As the end of the year draws nearer retailers can look back reasonably contently at the last 12 months, according to the Head of Retail for Large Corporate at Lloyds TSB Charles Lamplugh.
Talking to Retail Gazette, the banking representative said: “When people woke up at the beginning of 2010 they probably thought it wasn’t going to be a great year.
“But as it turned out people have still been spending online and going into shops to spend their money.”
Encouraging consumers to part with their hard-earned cash may not have been quite as easy as Lamplugh implies though, with figures from the monthly British Retail Consortium-KPMG Retail Sales Monitor showing slow growth for much of the year.
Even Office for National Statistics data, which tends to paint a more positive picture of retail industry performance, showed that year-on-year retail sales declined two months in succession at the end of the summer.

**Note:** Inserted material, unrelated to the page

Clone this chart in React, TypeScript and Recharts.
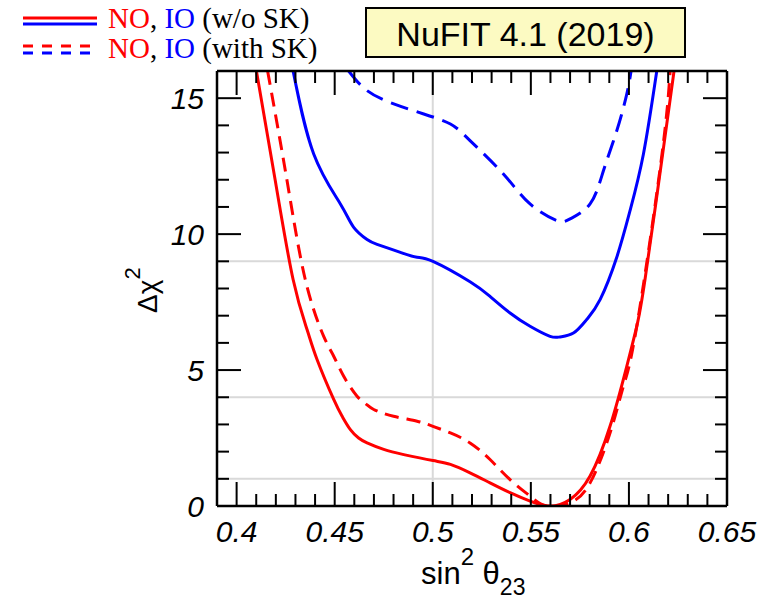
import { LineChart, Line, XAxis, YAxis, ReferenceLine } from "recharts";

// Δχ² vs sin²θ23, NuFIT 4.1
const noPlainX = [0.4101, 0.4197, 0.4288, 0.4359, 0.441, 0.4495, 0.4538, 0.458, 0.4622, 0.4665, 0.475, 0.4852, 0.5001, 0.509, 0.519, 0.5292, 0.5394, 0.5496, 0.5598, 0.57, 0.5802, 0.5904, 0.5989, 0.604, 0.6082, 0.6168, 0.623];
const noPlainY = [16, 11.97, 8.33, 6.49, 5.39, 3.92, 3.3, 2.81, 2.5, 2.32, 2.08, 1.89, 1.67, 1.53, 1.22, 0.85, 0.49, 0.18, 0, 0.24, 1.1, 2.94, 5.14, 6.61, 8.33, 12.74, 16];

const noSkX = [0.4158, 0.4257, 0.435, 0.4444, 0.4495, 0.4546, 0.4614, 0.4656, 0.4699, 0.48, 0.492, 0.5001, 0.509, 0.519, 0.5292, 0.5394, 0.5496, 0.5581, 0.57, 0.5802, 0.5904, 0.5972, 0.604, 0.6165, 0.621];
const noSkY = [16, 11.97, 8.33, 6.24, 5.51, 4.77, 4.04, 3.77, 3.55, 3.3, 3.12, 2.93, 2.69, 2.32, 1.71, 0.97, 0.36, 0, 0.12, 0.85, 2.69, 4.41, 6.61, 12.74, 16];

const ioPlainX = [0.4288, 0.4393, 0.4529, 0.4597, 0.4665, 0.4716, 0.4835, 0.492, 0.5001, 0.519, 0.5292, 0.5394, 0.5496, 0.5598, 0.5649, 0.5717, 0.5785, 0.5853, 0.5938, 0.6006, 0.6074, 0.6142];
const ioPlainY = [16, 12.95, 11.11, 10.25, 9.8, 9.62, 9.33, 9.15, 9.0, 8.25, 7.71, 7.1, 6.61, 6.24, 6.22, 6.36, 6.86, 7.59, 9.15, 10.87, 12.95, 16];

const ioSkX = [0.4571, 0.4665, 0.4801, 0.4954, 0.509, 0.519, 0.536, 0.5496, 0.5632, 0.57, 0.5802, 0.587, 0.5938, 0.5989, 0.6011];
const ioSkY = [16, 15.28, 14.79, 14.42, 14.05, 13.44, 12.21, 11.11, 10.5, 10.56, 11.11, 12.33, 13.8, 15.15, 16];

const xTicks = [0.4, 0.41, 0.42, 0.43, 0.44, 0.45, 0.46, 0.47, 0.48, 0.49, 0.5, 0.51, 0.52, 0.53, 0.54, 0.55, 0.56, 0.57, 0.58, 0.59, 0.6, 0.61, 0.62, 0.63, 0.64, 0.65];
const xLabels = [0.4, 0.45, 0.5, 0.55, 0.6, 0.65];
const yTicks = [0, 1, 2, 3, 4, 5, 6, 7, 8, 9, 10, 11, 12, 13, 14, 15];
const yLabels = [0, 5, 10, 15];
const sigmaLevels = [1, 4, 9];

const zip = (xs: number[], ys: number[]) => xs.map((x, i) => ({ x, y: ys[i] }));

const RED = "#ff0000";
const BLUE = "#0000ff";
const TICK_FONT = "'Liberation Sans', Arial, Helvetica, sans-serif";

const isMajor = (v: number, list: number[]) => list.some((m) => Math.abs(m - v) < 1e-6);

const BottomTick = (props: any) => {
  const { x, y, payload } = props;
  const major = isMajor(payload.value, xLabels);
  return (
    <g>
      <line x1={x} x2={x} y1={y} y2={y - (major ? 24 : 12)} stroke="#000" strokeWidth={2} />
      {major && (
        <text x={x} y={y + 36} textAnchor="middle" fontSize={30} fontStyle="italic" fontFamily={TICK_FONT} fill="#000">
          {payload.value}
        </text>
      )}
    </g>
  );
};

const TopTick = (props: any) => {
  const { x, y, payload } = props;
  const major = isMajor(payload.value, xLabels);
  return <line x1={x} x2={x} y1={y} y2={y + (major ? 24 : 12)} stroke="#000" strokeWidth={2} />;
};

const LeftTick = (props: any) => {
  const { x, y, payload } = props;
  const major = isMajor(payload.value, yLabels);
  return (
    <g>
      <line x1={x} x2={x + (major ? 24 : 12)} y1={y} y2={y} stroke="#000" strokeWidth={2} />
      {major && (
        <text x={x - 13} y={y + 11} textAnchor="end" fontSize={30} fontStyle="italic" fontFamily={TICK_FONT} fill="#000">
          {payload.value}
        </text>
      )}
    </g>
  );
};

const RightTick = (props: any) => {
  const { x, y, payload } = props;
  const major = isMajor(payload.value, yLabels);
  return <line x1={x} x2={x - (major ? 24 : 12)} y1={y} y2={y} stroke="#000" strokeWidth={2} />;
};

export default function App() {
  const serif = "'Liberation Serif', 'Times New Roman', serif";
  return (
    <div style={{ position: "absolute", left: 0, top: 0, width: 760, height: 602, background: "#fff" }}>
      <div style={{ position: "absolute", left: 0, top: 0 }}>
        <LineChart width={760} height={602} margin={{ top: 70, right: 32, bottom: 0, left: 0 }}>
          <XAxis
            xAxisId={0}
            dataKey="x"
            type="number"
            domain={[0.39, 0.65]}
            ticks={xTicks}
            interval={0}
            height={96}
            tickSize={0}
            tickMargin={0}
            tick={BottomTick}
            axisLine={{ stroke: "#000", strokeWidth: 2.5 }}
            allowDataOverflow
          />
          <XAxis
            xAxisId="top"
            orientation="top"
            dataKey="x"
            type="number"
            domain={[0.39, 0.65]}
            ticks={xTicks}
            interval={0}
            height={1}
            tickSize={0}
            tickMargin={0}
            tick={TopTick}
            axisLine={{ stroke: "#000", strokeWidth: 2.5 }}
            allowDataOverflow
          />
          <YAxis
            yAxisId={0}
            type="number"
            domain={[0, 16]}
            ticks={yTicks}
            interval={0}
            width={217}
            tickSize={0}
            tickMargin={0}
            tick={LeftTick}
            axisLine={{ stroke: "#000", strokeWidth: 2.5 }}
            allowDataOverflow
          />
          <YAxis
            yAxisId="right"
            orientation="right"
            type="number"
            domain={[0, 16]}
            ticks={yTicks}
            interval={0}
            width={1}
            tickSize={0}
            tickMargin={0}
            tick={RightTick}
            axisLine={{ stroke: "#000", strokeWidth: 2.5 }}
            allowDataOverflow
          />
          {sigmaLevels.map((v) => (
            <ReferenceLine key={v} y={v} stroke="#d9d9d9" strokeWidth={2} />
          ))}
          <ReferenceLine x={0.5} stroke="#d9d9d9" strokeWidth={2} />
          <Line data={zip(ioSkX, ioSkY)} dataKey="y" type="natural" stroke={BLUE} strokeWidth={3} strokeDasharray="18 9" dot={false} isAnimationActive={false} />
          <Line data={zip(ioPlainX, ioPlainY)} dataKey="y" type="natural" stroke={BLUE} strokeWidth={3} dot={false} isAnimationActive={false} />
          <Line data={zip(noSkX, noSkY)} dataKey="y" type="natural" stroke={RED} strokeWidth={3} strokeDasharray="14 8" dot={false} isAnimationActive={false} />
          <Line data={zip(noPlainX, noPlainY)} dataKey="y" type="natural" stroke={RED} strokeWidth={3} dot={false} isAnimationActive={false} />
        </LineChart>
      </div>
      <svg width={760} height={602} style={{ position: "absolute", left: 0, top: 0, pointerEvents: "none" }}>
        {/* legend */}
        <line x1={23} x2={97} y1={18} y2={18} stroke={RED} strokeWidth={3} />
        <line x1={23} x2={97} y1={24} y2={24} stroke={BLUE} strokeWidth={3} />
        <line x1={23} x2={92} y1={46} y2={46} stroke={RED} strokeWidth={3} strokeDasharray="10 9" />
        <line x1={23} x2={92} y1={53} y2={53} stroke={BLUE} strokeWidth={3} strokeDasharray="10 9" />
        <text x={108} y={28} fontSize={29} fontFamily={serif} fill="#000">
          <tspan fill={RED}>NO</tspan>, <tspan fill={BLUE}>IO</tspan> (w/o SK)
        </text>
        <text x={108} y={58} fontSize={29} fontFamily={serif} fill="#000">
          <tspan fill={RED}>NO</tspan>, <tspan fill={BLUE}>IO</tspan> (with SK)
        </text>
        {/* title box */}
        <rect x={366} y={8} width={319} height={49} fill="#fcfac2" stroke="#000" strokeWidth={2} />
        <text x={525.5} y={46} textAnchor="middle" fontSize={34} fontFamily={TICK_FONT} fill="#000">
          NuFIT 4.1 (2019)
        </text>
        {/* axis titles */}
        <text x={421} y={584} fontSize={31} fontFamily={TICK_FONT} fill="#000">
          sin<tspan fontSize={24} dy={-19}>2</tspan>
          <tspan fontSize={31} dy={19}> θ</tspan>
          <tspan fontSize={23} dy={11}>23</tspan>
        </text>
        <text transform="translate(157,313) rotate(-90)" fontSize={28} fontFamily={TICK_FONT} fill="#000">
          Δχ<tspan fontSize={22} dy={-17}>2</tspan>
        </text>
      </svg>
    </div>
  );
}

However, the Lloyds TSB boss suggests many retailers were prepared for cautious consumer spending and factored this problem in early, perhaps resulting in stronger than expected sales.
“At the beginning of the year retailers worked out what was and wasn’t profitable and acted accordingly, as well as tightening reigns on their supply chains,” he explains.
“People were looking quite happily at these areas and setting themselves up for an austere year but it turned out to be reasonably good year for those who made the right management decisions early in 2010.”
Strength of management is something Lamplugh sees as vital to the success of any retailer, but consumer interaction is up there in the list of priorities.
“Retailers need to talk to their customer and understand what their customers want - I think engaging with people is terribly important.
“If you are not talking with customers you are going to run into a problem. You can steer them but their views are vital too.”
Consumer confidence is on the ropes at present and likely to get another battering as government austerity measures start to land blows at the turn of the year, making it even more important for retail firms to engage with those who they want to buy their goods.
Many commentators have indicated that the VAT rise will play a major role in this further reduction in sentiment, but Lamplugh does not agree.
“I think the VAT increase affecting retail is a bit of a red herring actually,” he states.
“It is only an extra 2.5 per cent, it made no difference when it came down and quite a few retailers probably expected it to come into play in August so will have already readjusted prices accordingly.
“Retailers will use it to speed up people coming into shops, but it won’t be a clincher. If you are going to spend £200 on a dress is £5 extra going to make a whole lot of difference? I don’t think it does.”
Lamplugh’s day-to-day role at Lloyds TSB involves him aiding and advising corporate mid-market retailers on a variety of issues such as credit advice, corporate finance and private equity houses deals.
He has been at the bank for close to 30 years, working at various branches across London as well as the company’s internal audit department. Following that Lamplugh spent three years at the retail bank in the channel island of Jersey before entering the corporate arena.
He has now been specialising in mid-market retail & corporate banking for around seven years.
“Working in retail has been a lot of fun, I’ve really enjoyed it,” he explains. “It is an exciting sector and it is very tangible because anyone who is interested in businesses like White Stuff, Jaeger or Moss Bros can just go and check out their respective shops.”
Lloyds TSB works with these aforementioned companies, as well as fellow retailers such as Fortnum & Mason, Liberty, The White Company and All Saints, and they form part of a book of “good retailers” the bank is trying to add to
Lamplugh highlights “the slightly quirky” White Stuff as an example of how firms can successfully engage customers, citing the host of features on its website such as evening entertainment and charity events, and adds that this type of customer engagement is “fairly key” for retailers today.
But it takes more than this to survive in this tough industry, and especially one where flat-line growth is expected to be a key feature of 2011 and beyond.
“Buying goods, selling them, making profits; on the surface it seems simple, but the mechanics of retail are actually a whole lot more complicated.
“It requires tremendous skill, not just at the top level of the business but the second management tier as well.
“You can’t over emphasise the importance of strong management. If a retailer is properly set up and has the right management skills at all levels there is no reason why it shouldn’t succeed.”